Macedonia’s parliament speaker urged the country’s president on Thursday to recognize a new majority of Social Democrats and parties representing ethnic Albanians so they can form a government and end a volatile political stalemate.
Almost five months after a December 11 parliamentary election, Macedonian nationalists unhappy about the inclusion of minority Albanians are blocking the formation of a new government, compounding the worst crisis in the small Balkan country since it narrowly averted an ethnic civil war in 2001.
The election last week of Talat Xhaferi, a former ethnic Albanian guerrilla, as speaker prompted nationalists to storm into parliament where they assaulted MPs. More than 100 people were injured and the European Union and NATO — both of which Skopje aspires to join — condemned the violence.
Letter to president
In a letter on Thursday, Xhaferi urged President Gjorge Ivanov, a nationalist though not affiliated with any party, to acknowledge the new majority bloc and allow Social Democratic leader Zoran Zaev to form a cabinet.
“I expect the president to act, according to the constitution,” Xhaferi said in a statement before heading to Brussels to meet EU officials including Johannes Hahn, the commissioner in charge of EU enlargement.

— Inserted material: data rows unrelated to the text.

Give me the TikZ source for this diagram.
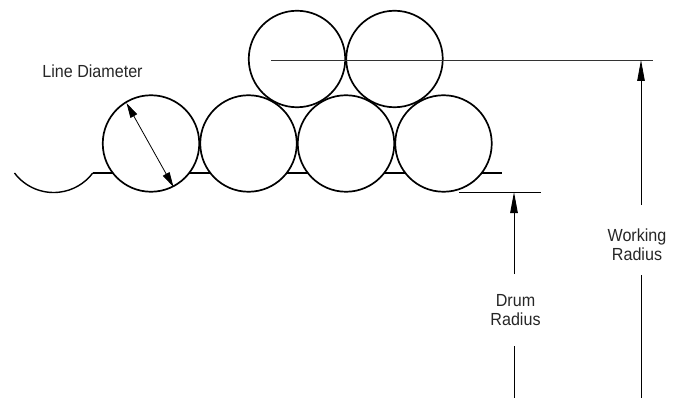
\documentclass[tikz,border=0pt]{standalone}
\usepackage{fontspec}
\setmainfont[FakeStretch=0.92]{Liberation Sans}
\usetikzlibrary{arrows.meta}
\tikzset{
  wrap/.style={circle,draw=black,fill=white,line width=1.7pt,minimum size=96.5pt,inner sep=0pt,outer sep=0pt},
  thick line/.style={line width=1.4pt,black},
  dim/.style={line width=0.8pt,black},
  dimtip/.style={-{Triangle[length=21pt,width=7.5pt]}},
  bothtip/.style={{Triangle[length=15pt,width=7.5pt]}-{Triangle[length=15pt,width=7.5pt]}},
  lbl/.style={font=\fontsize{17.5}{19}\selectfont,align=center,text=black!85,inner sep=0pt}
}
\begin{document}
\begin{tikzpicture}[x=1pt,y=-1pt]
\useasboundingbox (0,0) rectangle (682,398);
% base line of the drum
\coordinate (base a) at (92.5,173);
\coordinate (base b) at (502,173);
\draw[thick line] (base a) -- (base b);
% groove
\draw[thick line] (14.5,173) arc[start angle=143,end angle=37,radius=49];
% wraps of line
\node[wrap] (c1) at (151,143.5) {};
\node[wrap] (c2) at (248.5,143.5) {};
\node[wrap] (c3) at (346,143.5) {};
\node[wrap] (c4) at (443.5,143.5) {};
\node[wrap] (c5) at (297,59) {};
\node[wrap] (c6) at (394.5,59) {};
% line diameter
\coordinate (d a) at (126.5,103);
\coordinate (d b) at (173.5,187);
\draw[dim,bothtip] (d a) -- (d b);
\node[lbl] (ld) at (92.5,71.5) {Line Diameter};
% working radius
\coordinate (wl a) at (271,60);
\coordinate (wl b) at (652.5,60);
\draw[line width=0.8pt,black!80] (wl a) -- (wl b);
\coordinate (wt) at (641,60);
\coordinate (wm) at (641,205);
\coordinate (wl) at (641,275);
\coordinate (we) at (641,398);
\draw[dim,dimtip] (wm) -- (wt);
\draw[dim] (wl) -- (we);
\node[lbl] (wr) at (637,245) {Working\\Radius};
% drum radius
\coordinate (dl a) at (459,192);
\coordinate (dl b) at (541,192);
\draw[dim] (dl a) -- (dl b);
\coordinate (dt) at (514,192);
\coordinate (dm) at (514,274);
\coordinate (dl) at (514,346);
\coordinate (de) at (514,398);
\draw[line width=1pt,black,dimtip] (dm) -- (dt);
\draw[dim] (dl) -- (de);
\node[lbl] (dr) at (515.5,310) {Drum\\Radius};
\end{tikzpicture}
\end{document}
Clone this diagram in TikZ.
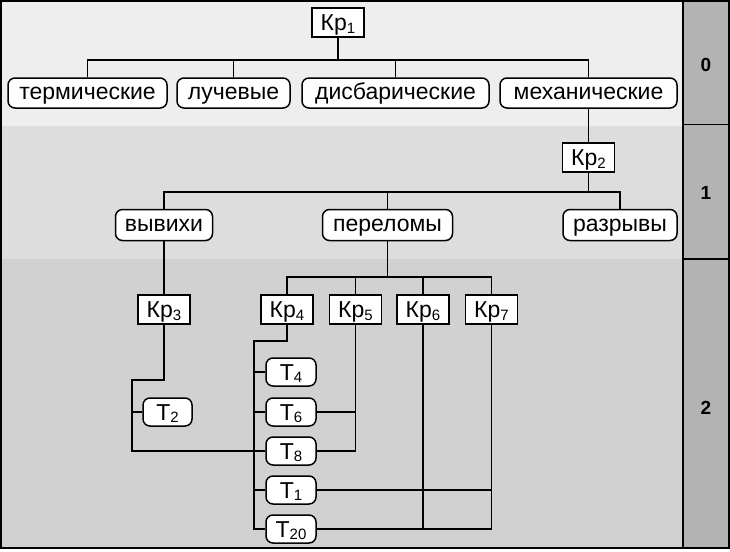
\documentclass[tikz,border=0pt]{standalone}
\usepackage{fontspec}
\setmainfont{Liberation Sans}
\begin{document}
\begin{tikzpicture}[x=1pt,y=-1pt,
  every node/.style={font=\fontsize{23}{25}\selectfont, inner sep=0pt},
  sqbox/.style={draw=black, fill=white, line width=1.5pt, minimum width=52pt, minimum height=29pt, text height=16.5pt, text depth=0pt},
  rbox/.style={draw=black, fill=white, line width=1.5pt, rounded corners=7pt, minimum height=30pt, text height=12pt, text depth=0pt},
  tbox/.style={draw=black, fill=white, line width=1.5pt, rounded corners=7pt, minimum width=50pt, minimum height=28pt, text height=16.5pt, text depth=0pt},
  conn/.style={draw=black, line width=1.4pt},
  lvl/.style={font=\fontsize{19}{21}\selectfont\bfseries}]
\definecolor{bandA}{HTML}{EEEEEE}
\definecolor{bandB}{HTML}{DDDDDD}
\definecolor{bandC}{HTML}{D1D1D1}
\definecolor{colgray}{HTML}{B3B3B3}
\newcommand{\sbs}[1]{{\fontsize{15}{15}\selectfont\raisebox{-2.5pt}{#1}}}
\useasboundingbox (0,0) rectangle (730,551);
% backgrounds
\fill[bandA] (0,0) rectangle (683,126);
\fill[bandB] (0,126) rectangle (683,259);
\fill[bandC] (0,259) rectangle (683,549);
\fill[colgray] (683,0) rectangle (729,549);
\draw[line width=1.4pt] (683,0) -- (683,549);
\draw[line width=1.4pt] (683,124.5) -- (729,124.5);
\draw[line width=1.4pt] (683,259) -- (729,259);
\draw[line width=2pt] (1,1) rectangle (729,548);
\node[lvl] (l0) at (706,65) {0};
\node[lvl] (l1) at (706,193) {1};
\node[lvl] (l2) at (706,408) {2};
% bus coordinates
\coordinate (b0) at (0,60);
\coordinate (b1) at (0,192);
\coordinate (b2) at (0,277);
\coordinate (k3b) at (132,380);
\coordinate (k4b) at (254,341);
% nodes
\node[sqbox] (kr1) at (338,22.5) {Кр\sbs{1}};
\node[rbox, minimum width=159pt] (term) at (87.5,93) {термические};
\node[rbox, minimum width=113pt] (luch) at (233.5,93) {лучевые};
\node[rbox, minimum width=187pt] (disb) at (395.5,93) {дисбарические};
\node[rbox, minimum width=177pt] (mech) at (588.5,93) {механические};
\node[sqbox] (kr2) at (588.5,157.5) {Кр\sbs{2}};
\node[rbox, minimum width=97pt, minimum height=31pt] (vyv) at (164,225) {вывихи};
\node[rbox, minimum width=130pt, minimum height=31pt] (perel) at (387.5,225) {переломы};
\node[rbox, minimum width=114pt, minimum height=31pt] (razr) at (620,225) {разрывы};
\node[sqbox] (kr3) at (164,309.5) {Кр\sbs{3}};
\node[sqbox] (kr4) at (287,309.5) {Кр\sbs{4}};
\node[sqbox] (kr5) at (355.5,309.5) {Кр\sbs{5}};
\node[sqbox] (kr6) at (423,309.5) {Кр\sbs{6}};
\node[sqbox] (kr7) at (491.5,309.5) {Кр\sbs{7}};
\node[tbox, minimum width=49pt] (t2) at (167.5,412) {Т\sbs{2}};
\node[tbox] (t4) at (291,372) {Т\sbs{4}};
\node[tbox] (t6) at (291,412) {Т\sbs{6}};
\node[tbox] (t8) at (291,451) {Т\sbs{8}};
\node[tbox] (t1) at (291,490) {Т\sbs{1}};
\node[tbox] (t20) at (291,529) {Т\sbs{20}};
% connectors level 0
\draw[conn] (kr1.south) -- (kr1.south |- b0);
\draw[conn] (term.north) |- (mech.north |- b0) -- (mech.north);
\draw[conn] (luch.north) -- (luch.north |- b0);
\draw[conn] (disb.north) -- (disb.north |- b0);
\draw[conn] (mech.south) -- (kr2.north);
% level 1
\draw[conn] (kr2.south) -- (kr2.south |- b1);
\draw[conn] (vyv.north) |- (razr.north |- b1) -- (razr.north);
\draw[conn] (perel.north) -- (perel.north |- b1);
% level 2
\draw[conn] (vyv.south) -- (kr3.north);
\draw[conn] (perel.south) -- (perel.south |- b2);
\draw[conn] (kr4.north) |- (kr7.north |- b2) -- (kr7.north);
\draw[conn] (kr5.north) -- (kr5.north |- b2);
\draw[conn] (kr6.north) -- (kr6.north |- b2);
\draw[conn] (kr3.south) |- (k3b) |- (t8.west);
\draw[conn] (t2.west) -- (t2.west -| k3b);
\draw[conn] (kr4.south) |- (k4b) |- (t20.west);
\draw[conn] (t4.west) -- (t4.west -| k4b);
\draw[conn] (t6.west) -- (t6.west -| k4b);
\draw[conn] (t1.west) -- (t1.west -| k4b);
\draw[conn] (kr5.south) |- (t8.east);
\draw[conn] (t6.east) -- (t6.east -| kr5.south);
\draw[conn] (kr6.south) |- (t20.east);
\draw[conn] (kr7.south) |- (t20.east);
\draw[conn] (t1.east) -- (t1.east -| kr7.south);
\end{tikzpicture}
\end{document}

After the December election in the former Yugoslav republic, Zaev engineered a coalition with two parties representing ethnic Albanians, who make up a third of the 2.1 million population.
The pact, among other things, envisages a law that would allow wider use of the Albanian language, something that has triggered daily street protests by Macedonian Slav nationalists.
But Ivanov refused to give a government mandate to Zaev, saying the coalition deal threatened the country’s sovereignty.
Zaev, however, said Thursday that he expected a government to be established this month.
“I am ready, if necessary, to see Ivanov and offer guarantees that the territorial integrity of Macedonia will be respected,” Zaev told reporters in Skopje.
Macedonia has been without a functioning government since 2015, when it fell into turmoil over a wiretapping scandal that brought down the ruling nationalist VMRO-DPMNE party bloc.
Efforts to advance toward membership of the EU and NATO have faltered in part over a row with Greece over Macedonia’s name, which it shares with a northern Greek province.
The EU has become alarmed in recent months about growing instability in the Balkans, two decades after the devastating ethnic wars caused by Yugoslavia’s breakup. The EU’s foreign policy chief, Federica Mogherini, said the violence in Macedonia was “particularly worrying” and the crisis “dangerous.”